You can read more about Nie Shu Bin’s 聂树斌 case here. Not mentioned is the hero who played a major role in Nie’s exoneration Zheng Cheng Yue 郑承玥. As recent as 12 years ago, I could still watch such investigative documentaries in China. That’s how Zheng could get interviews with the media. No TV station would dare to interview whistleblowers anymore. Even a police chief like Zheng Cheng Yue could get tortured and his family punished by familial association 连坐, a practice that goes back thousands of years.

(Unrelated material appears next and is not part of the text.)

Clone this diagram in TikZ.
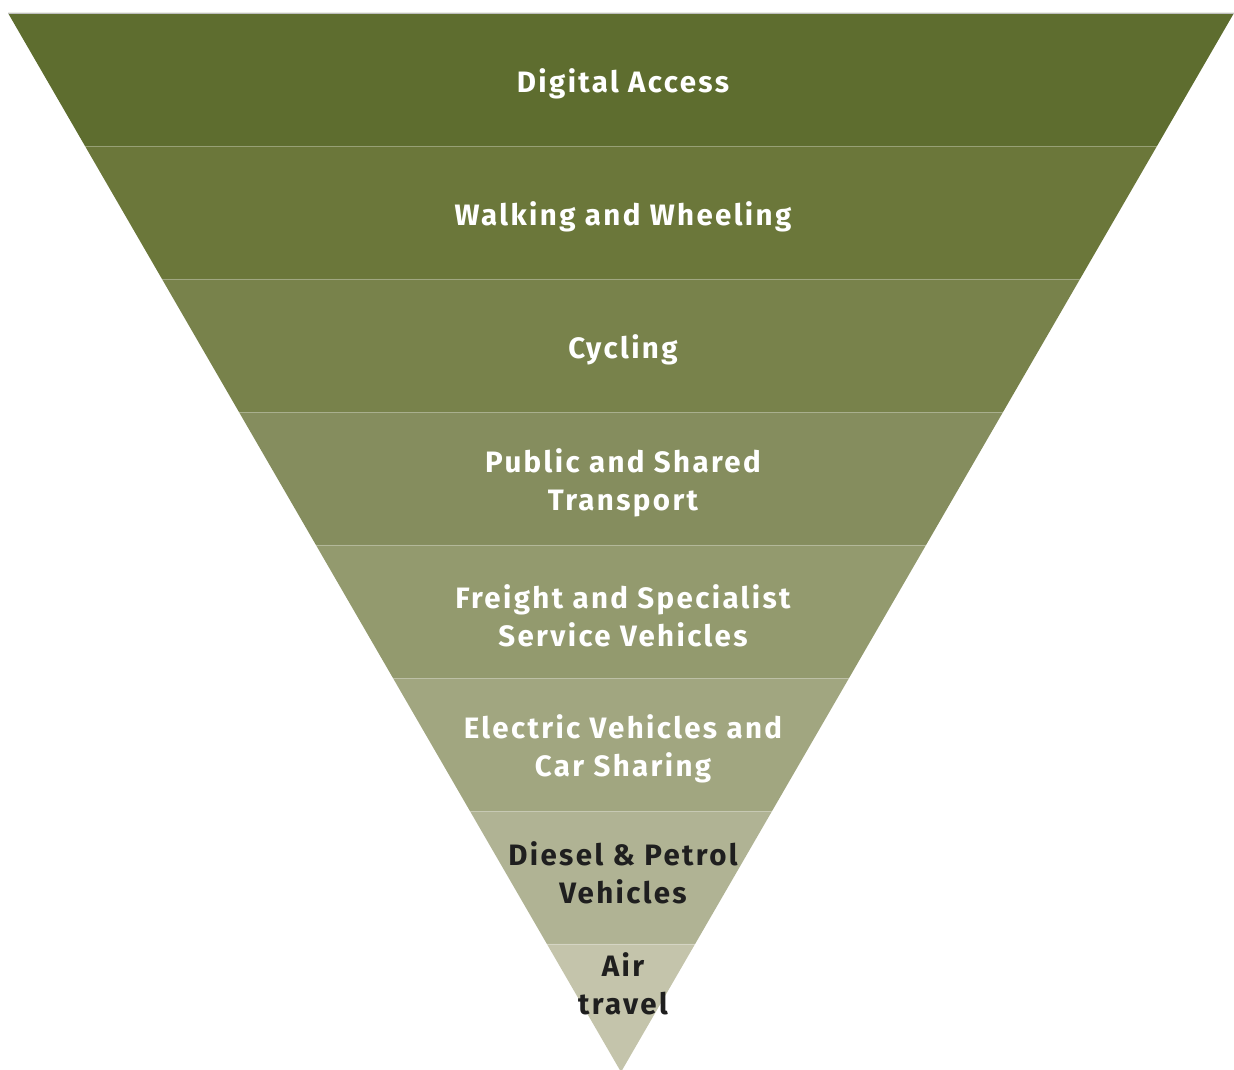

Every time I see news like this, I can’t help feeling a deep sense of sorrow and indignation. Do courts in developed countries make mistakes? Of course they do, but when questioned or audited, glaring mistakes and cases of miscarried justice are exposed and amid public outrage, the perpetrators punished. Do we see that happening in China?

So why was Nie Shu Bin so hastily convicted and executed? Insider’s rumour had it that his blood type matched that of a certain leader waiting for a kidney donor. Meanwhile, people in China just servile and try to stay out of trouble, hoping and praying that they won’t end up like Nie Shu Bin.

Du Fu

The greatest Chinese poet Du Fu failed the imperial examinations. Was it because he was not good at writing essays? Or was the reason political? Did Du Fu lack the acumen to be a bureaucrat?

Sleeping For The Country

Prostitution can get both the customer and the prostitute imprisoned for up to 15 days. It has been used as an excuse for arbitrary arrests and detention of dissidents. I have noticed the same sort of spam on Twitter. Every time some dissident tweets something unflattering about the CCP, it gets spammed by “replies” advertising sex services or pornography to draw people away from the political issue. I have no idea whether those are “legitimate” sex services. They probably aren’t. Doesn’t matter. The credibility of the tweet is compromised.

浑水摸鱼

Luckin Coffee is a Chinese coffeehouse chain selling not only coffee but other beverages like tea, juices as well as food. It appeared aggressively like another Alibaba, expanding at a rate of 6 outlets a day, threatening to dethrone Starbucks. Luckin Coffee went public on the Nasdaq stock exchange in May 2019, attracting huge investor interest.

Using the strategy of predatory pricing (perfectly legal in China), their sales outlets and sales figures quickly exceeded Starbucks’. Investors were ecstatic. However, in 2020, it was found that the company’s executives had inflated 2019 sales numbers by more than $300 million, causing a delisting of its stock in June 2020.

Did Luckin go bust? Well, no. Luckin’s story begins with Director 陆正耀 who ran 神州租车. Facing bankruptcy, Lu received a life-saving infusion of funds from Li Hui from Hua Ping Finance. His car rental company continued running on empty. Soon after that, Lu backed his crony Qian Zhi Ya in setting up Luckin Coffee. His aim was to let Qian build up the company, then feed his loss-making car rental business with hidden franchise fees. Franchise revenue earned by Luckin kept 神州租车 in business.

While many patriots cheered for Luckin Coffee, hoping that they would put Starbucks out of business, Lu and Qian never had the intention of running a legitimate bistro. After being exposed by Muddy Waters, Lu and Qian made COO 刘剑 the scapegoat. To get out of the limelight, Lu and Qian resigned, appointing another crony 郭谨一 as CEO. Guo is still the CEO today. Its shares are still trading.

It should be known that Lu, Qian and other shareholders at Luckin Coffee had upon IPO, made a stock pledge and “borrowed” from US financial institutions. A stock pledge is used when a party wants to use shares he owns as a collateral for a loan. Of course, Luckin’s shares were worth a lot when the money was borrowed but became practically worthless when the fraudulent practices came to light.

After Guo took over, Luckin Coffee miraculously survived. They have even come up with a new product – Mao Tai coffee, China’s answer to Irish coffee. Initial sales figures were very impressive.